REQUIRED TASK:
Can you transcribe the data exactly? Leave the pictures out.

(Stored data)
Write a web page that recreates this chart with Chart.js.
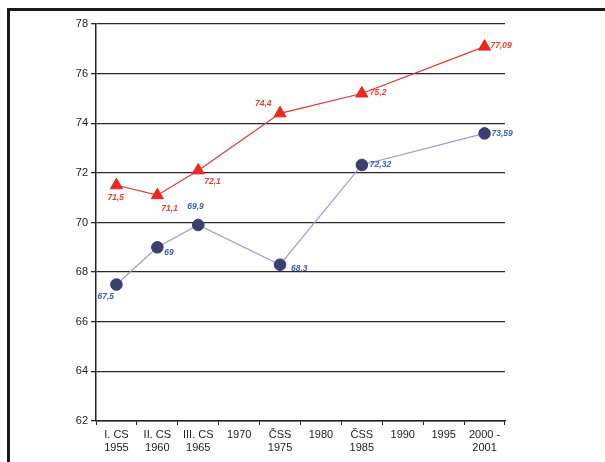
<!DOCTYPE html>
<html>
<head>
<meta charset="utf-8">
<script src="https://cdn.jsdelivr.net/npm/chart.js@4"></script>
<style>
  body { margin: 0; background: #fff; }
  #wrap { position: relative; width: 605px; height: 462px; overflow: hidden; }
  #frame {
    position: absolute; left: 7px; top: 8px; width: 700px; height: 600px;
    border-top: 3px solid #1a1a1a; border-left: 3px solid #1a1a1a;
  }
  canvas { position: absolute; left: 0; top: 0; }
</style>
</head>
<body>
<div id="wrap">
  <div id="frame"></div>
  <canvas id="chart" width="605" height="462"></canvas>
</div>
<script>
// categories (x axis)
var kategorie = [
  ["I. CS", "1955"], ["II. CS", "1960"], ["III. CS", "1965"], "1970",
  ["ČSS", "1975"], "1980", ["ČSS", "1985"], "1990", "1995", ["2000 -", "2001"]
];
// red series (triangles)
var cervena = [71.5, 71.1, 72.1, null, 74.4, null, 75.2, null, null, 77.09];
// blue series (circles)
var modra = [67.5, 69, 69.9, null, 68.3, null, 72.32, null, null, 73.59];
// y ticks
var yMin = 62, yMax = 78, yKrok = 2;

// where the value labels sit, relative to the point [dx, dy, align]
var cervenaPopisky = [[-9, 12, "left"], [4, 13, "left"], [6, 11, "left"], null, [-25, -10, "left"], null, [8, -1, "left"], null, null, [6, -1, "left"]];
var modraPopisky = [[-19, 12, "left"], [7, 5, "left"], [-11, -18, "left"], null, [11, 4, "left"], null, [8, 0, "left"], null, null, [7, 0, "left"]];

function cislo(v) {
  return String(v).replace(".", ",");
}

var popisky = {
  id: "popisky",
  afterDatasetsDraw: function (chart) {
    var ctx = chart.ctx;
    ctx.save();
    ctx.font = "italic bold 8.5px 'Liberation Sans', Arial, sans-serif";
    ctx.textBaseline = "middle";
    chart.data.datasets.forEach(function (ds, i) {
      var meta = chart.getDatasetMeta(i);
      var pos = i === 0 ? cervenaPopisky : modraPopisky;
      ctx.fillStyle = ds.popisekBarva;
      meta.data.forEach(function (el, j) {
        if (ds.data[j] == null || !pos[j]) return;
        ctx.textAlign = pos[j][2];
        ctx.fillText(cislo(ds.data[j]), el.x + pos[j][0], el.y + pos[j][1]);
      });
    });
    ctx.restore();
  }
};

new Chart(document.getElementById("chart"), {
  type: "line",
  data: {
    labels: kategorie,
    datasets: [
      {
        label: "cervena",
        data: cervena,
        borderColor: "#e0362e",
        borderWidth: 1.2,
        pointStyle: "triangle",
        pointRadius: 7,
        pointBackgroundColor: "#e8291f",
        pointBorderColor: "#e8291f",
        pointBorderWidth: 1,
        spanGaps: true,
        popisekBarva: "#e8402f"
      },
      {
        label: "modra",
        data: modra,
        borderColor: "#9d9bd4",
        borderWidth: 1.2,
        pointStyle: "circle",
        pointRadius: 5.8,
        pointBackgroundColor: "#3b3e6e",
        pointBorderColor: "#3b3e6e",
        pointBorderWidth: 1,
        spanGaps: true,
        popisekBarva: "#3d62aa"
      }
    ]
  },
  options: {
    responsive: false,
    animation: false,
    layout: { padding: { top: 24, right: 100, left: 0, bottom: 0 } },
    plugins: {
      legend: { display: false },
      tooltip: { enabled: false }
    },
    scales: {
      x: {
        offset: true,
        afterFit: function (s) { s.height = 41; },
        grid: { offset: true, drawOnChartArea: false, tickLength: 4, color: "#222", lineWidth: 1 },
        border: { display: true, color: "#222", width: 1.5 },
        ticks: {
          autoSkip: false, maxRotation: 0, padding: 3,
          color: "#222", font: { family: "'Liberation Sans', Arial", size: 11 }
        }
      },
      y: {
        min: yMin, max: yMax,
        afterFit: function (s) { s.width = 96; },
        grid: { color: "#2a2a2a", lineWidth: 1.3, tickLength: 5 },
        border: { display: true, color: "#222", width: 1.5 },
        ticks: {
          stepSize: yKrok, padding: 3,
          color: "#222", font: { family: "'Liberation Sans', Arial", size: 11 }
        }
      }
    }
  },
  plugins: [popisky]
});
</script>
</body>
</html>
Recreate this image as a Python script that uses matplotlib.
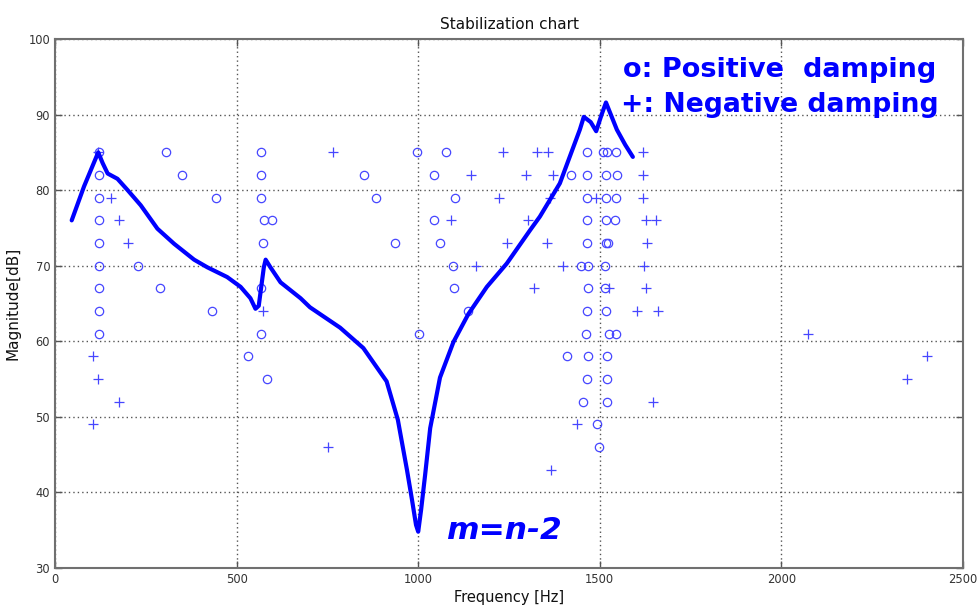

SOLUTION FOR THIS TASK:
Write a web page that recreates this chart with Chart.js.
<!DOCTYPE html>
<html>
<head>
<meta charset="utf-8">
<script src="https://cdn.jsdelivr.net/npm/chart.js@4"></script>
<style>
  body { margin: 0; background: #fff; }
  #wrap { position: relative; width: 605px; height: 462px; overflow: hidden; }
  #frame {
    position: absolute; left: 7px; top: 8px; width: 700px; height: 600px;
    border-top: 3px solid #1a1a1a; border-left: 3px solid #1a1a1a;
  }
  canvas { position: absolute; left: 0; top: 0; }
</style>
</head>
<body>
<div id="wrap">
  <div id="frame"></div>
  <canvas id="chart" width="605" height="462"></canvas>
</div>
<script>
// categories (x axis)
var kategorie = [
  ["I. CS", "1955"], ["II. CS", "1960"], ["III. CS", "1965"], "1970",
  ["ČSS", "1975"], "1980", ["ČSS", "1985"], "1990", "1995", ["2000 -", "2001"]
];
// red series (triangles)
var cervena = [71.5, 71.1, 72.1, null, 74.4, null, 75.2, null, null, 77.09];
// blue series (circles)
var modra = [67.5, 69, 69.9, null, 68.3, null, 72.32, null, null, 73.59];
// y ticks
var yMin = 62, yMax = 78, yKrok = 2;

// where the value labels sit, relative to the point [dx, dy, align]
var cervenaPopisky = [[-9, 12, "left"], [4, 13, "left"], [6, 11, "left"], null, [-25, -10, "left"], null, [8, -1, "left"], null, null, [6, -1, "left"]];
var modraPopisky = [[-19, 12, "left"], [7, 5, "left"], [-11, -18, "left"], null, [11, 4, "left"], null, [8, 0, "left"], null, null, [7, 0, "left"]];

function cislo(v) {
  return String(v).replace(".", ",");
}

var popisky = {
  id: "popisky",
  afterDatasetsDraw: function (chart) {
    var ctx = chart.ctx;
    ctx.save();
    ctx.font = "italic bold 8.5px 'Liberation Sans', Arial, sans-serif";
    ctx.textBaseline = "middle";
    chart.data.datasets.forEach(function (ds, i) {
      var meta = chart.getDatasetMeta(i);
      var pos = i === 0 ? cervenaPopisky : modraPopisky;
      ctx.fillStyle = ds.popisekBarva;
      meta.data.forEach(function (el, j) {
        if (ds.data[j] == null || !pos[j]) return;
        ctx.textAlign = pos[j][2];
        ctx.fillText(cislo(ds.data[j]), el.x + pos[j][0], el.y + pos[j][1]);
      });
    });
    ctx.restore();
  }
};

new Chart(document.getElementById("chart"), {
  type: "line",
  data: {
    labels: kategorie,
    datasets: [
      {
        label: "cervena",
        data: cervena,
        borderColor: "#e0362e",
        borderWidth: 1.2,
        pointStyle: "triangle",
        pointRadius: 7,
        pointBackgroundColor: "#e8291f",
        pointBorderColor: "#e8291f",
        pointBorderWidth: 1,
        spanGaps: true,
        popisekBarva: "#e8402f"
      },
      {
        label: "modra",
        data: modra,
        borderColor: "#9d9bd4",
        borderWidth: 1.2,
        pointStyle: "circle",
        pointRadius: 5.8,
        pointBackgroundColor: "#3b3e6e",
        pointBorderColor: "#3b3e6e",
        pointBorderWidth: 1,
        spanGaps: true,
        popisekBarva: "#3d62aa"
      }
    ]
  },
  options: {
    responsive: false,
    animation: false,
    layout: { padding: { top: 24, right: 100, left: 0, bottom: 0 } },
    plugins: {
      legend: { display: false },
      tooltip: { enabled: false }
    },
    scales: {
      x: {
        offset: true,
        afterFit: function (s) { s.height = 41; },
        grid: { offset: true, drawOnChartArea: false, tickLength: 4, color: "#222", lineWidth: 1 },
        border: { display: true, color: "#222", width: 1.5 },
        ticks: {
          autoSkip: false, maxRotation: 0, padding: 3,
          color: "#222", font: { family: "'Liberation Sans', Arial", size: 11 }
        }
      },
      y: {
        min: yMin, max: yMax,
        afterFit: function (s) { s.width = 96; },
        grid: { color: "#2a2a2a", lineWidth: 1.3, tickLength: 5 },
        border: { display: true, color: "#222", width: 1.5 },
        ticks: {
          stepSize: yKrok, padding: 3,
          color: "#222", font: { family: "'Liberation Sans', Arial", size: 11 }
        }
      }
    }
  },
  plugins: [popisky]
});
</script>
</body>
</html>
Recreate this image as a Python script that uses matplotlib.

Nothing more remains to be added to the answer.